Starlings have been observed at abandoned human settlements recreating the noises of former human or mechanical activity: a squeaky water-pump, even though the pump is long seized up, or the rasp of a bandsaw, even though the woodshed is long deserted. Could it be that the starlings that gather here sing a song made from bits of the area’s former soundscape? . . . The area has always been a kind of edgelands, but could it be possible that starlings still carry within their complicated songs some of the sound elements of that former industrial world? Thought of this way, the birds themselves are a kind of information storage system, a winged databank. (259)
The watery blue paint on the walls of the West Pier’s pavilion gestures metaphorically and materially at the starling’s re-populating of waste space not only with their own living murmurations but also with the re-created echoes of human habitation. It’s this sort of lyric performative archive that Farley and Roberts want to sound in their sentences, in their verbal desire paths, their lines.
         We’re making a transition today, according to the syllabus, from reading Edgelandsto Hugh Howey’s speculative fiction in Wool. While we’re shifting genres and, arguably, prose styles as we move from one book to the other, I want to note in Howey’s opening story a few key connections and articulated joints, chiefly around this poetics of noticing. The world of the silo—or of the siloes, as we’ll find out—juxtaposes a panopticon-like architecture (recall Farley and Roberts’s repeated invocations of panoptic surveillance) that governs and sustains human survival by maintaining clear boundaries between the technologically managed interior of the human space and the poisoned and deadly world of the post-natural outside; the hill we glimpse in the images of the exterior world—through illusions of transparent windows that are actually faulty projections made by data projectors on opaque, curved subterranean walls—marks the physiographic mortal limit of human life, as far as those who have been sent out to clean the lenses of the electronic cameras can possibly walk before their bodies give out. Those boundaries are marked by not only by technological illusion—and everyone in the silo appears to recognize that, while presumably accurate depictions of the outer world, those images are also artificial and contrived, signaled by the wear and breakdown of the image into “dead pixels” here and there—but also false consciousness:
a handful of dead pixels . . . stood stark white against all the brown and gray hues. Shining with ferocious intensity, each pixel . . . was like a square window to some brighter place, a hole the width of a human hair that seemed to beckon toward some better reality. (9)
Sherriff Holston’s wife Allison, digging into corrupted, overwritten, archaic and deleted electronic databases, thinks she has uncovered a conspiracy, on the part of the silo’s IT directorate, to manipulate those images (“Nothing you see is real” [26]), and both she and Holston come to believe they understand why those exiled to their deaths through the silo airlock turn back to clean the lenses—because they want the others to see the outside world as they are certain they now see it: cartoonishly pastoral, a world of natural beauty kept hidden from the silo’s inhabitants in order to keep them inside, their bodies docile, law-abiding and well-governed. This is, of course, a fatal mistake—the visuals of a perfect spring landscape are projected on their helmets’ viewscreens to trick them into cleaning, to fool them into walking out of their own volition. The edge or verge into which they walk is a virtual landscape, an overlay of visual membrane masking the decimation of outlying space – think of their proximity to and distance from the destroyed city on the horizon—with an illusion of manicured garden, a space in which nature never did betray the heart that loved her. Once that membrane—screen or suit—becomes porous or breached, the realization that the planet has become an inherently inhuman twilight zone dawns on Holston as a question both of seeing and being seen: “What would they see, anyone who had chosen to watch?” (39). Reality and illusion collapse into each other. “Holston could see,” but what he sees is exactly what he thought he didn’t.

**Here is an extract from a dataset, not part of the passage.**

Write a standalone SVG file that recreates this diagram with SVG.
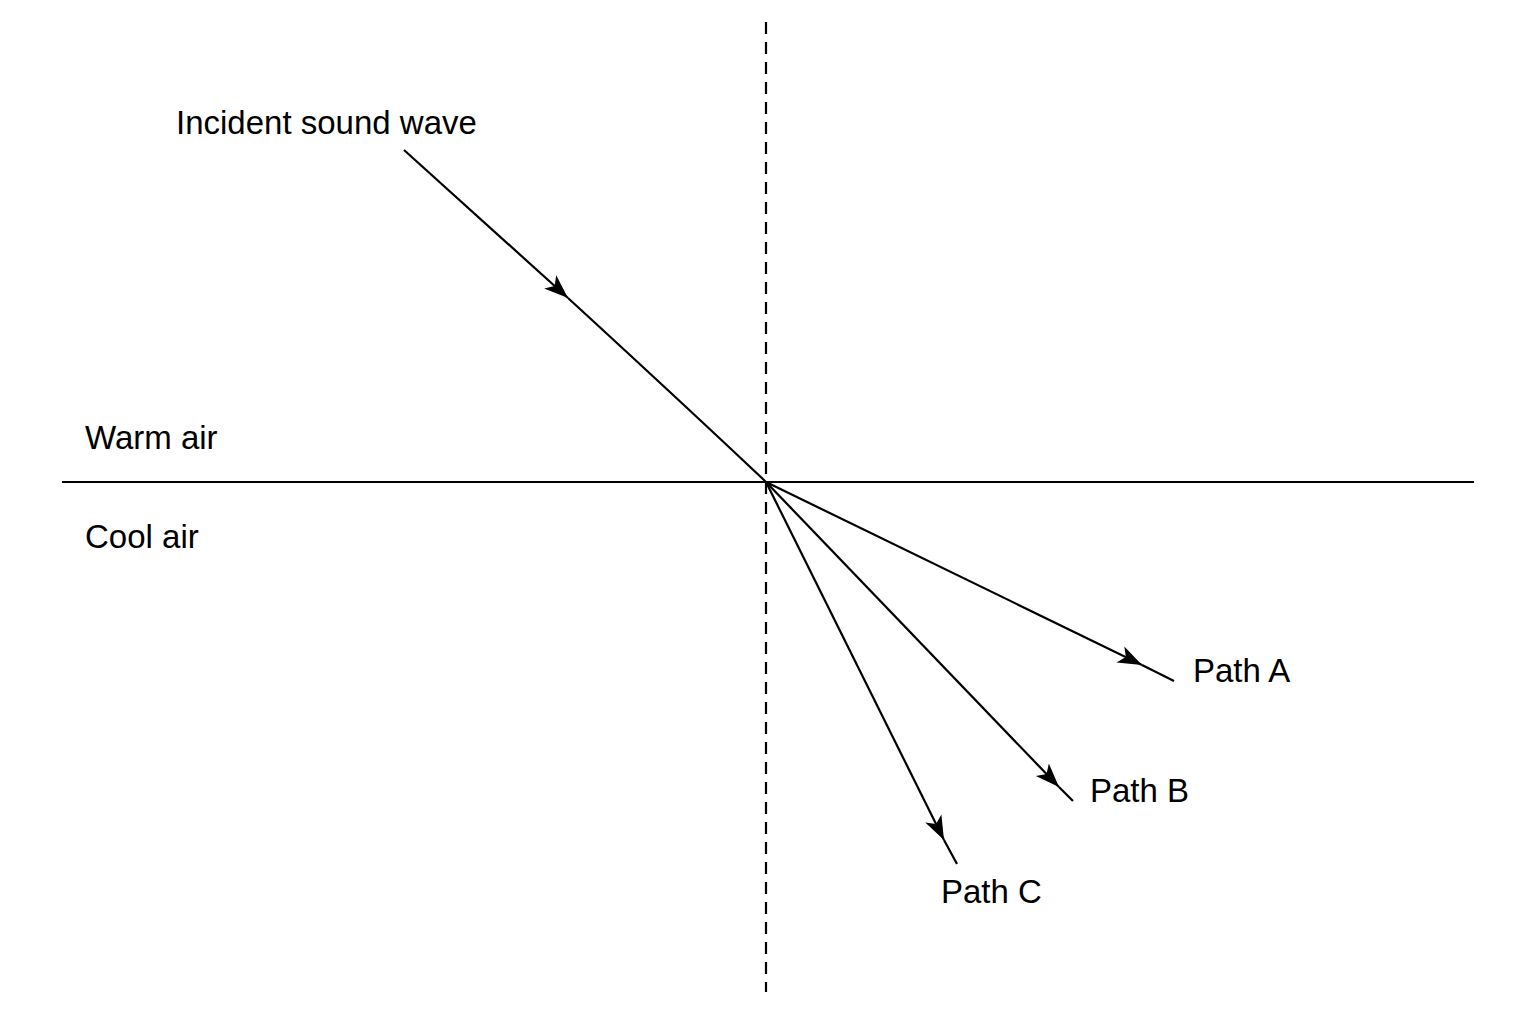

         Notably, too, what initiates this collapse—which is both a realization or groundtruthing and a reinscription of false consciousness—is a speech-act and a moment of public listening. In this world, you break the law and condemn yourself by asking, publically, to go outside: “I want to go out” (23). This demand is both perlocution and illocution, a command that enacts, as it’s pronounced, its own sentencing. When Allison speaks the fatal words, Holston tries to quiet her, but also knows “it was too late. The others had heard. Everyone had heard. His wife had signed her own death certificate” (24). Noticing, in this space, offers only a warrant for execution. But, as the four posthumous sequels emerge from each other as the novel unfolds, we discover that moments of noticing—hearing voices from the other siloes, decoding messages, understanding what the fragment of computer code Allison uncovered actually does mean—are also key to the unveiling and debunking of the coercive governance of siloed humanity, a vital disillusionment that, unfortunately, both Allison and Holston don’t have enough information to comprehend or to challenge. What their speech-acts do accomplish, however, is to open a crack, to prize apart the fatal flaw in their worn, decrepit hegemony. They begin to make the instability audible, like the small skew we’ll hear in Juliette’s well-oiled and carefully-repaired generator.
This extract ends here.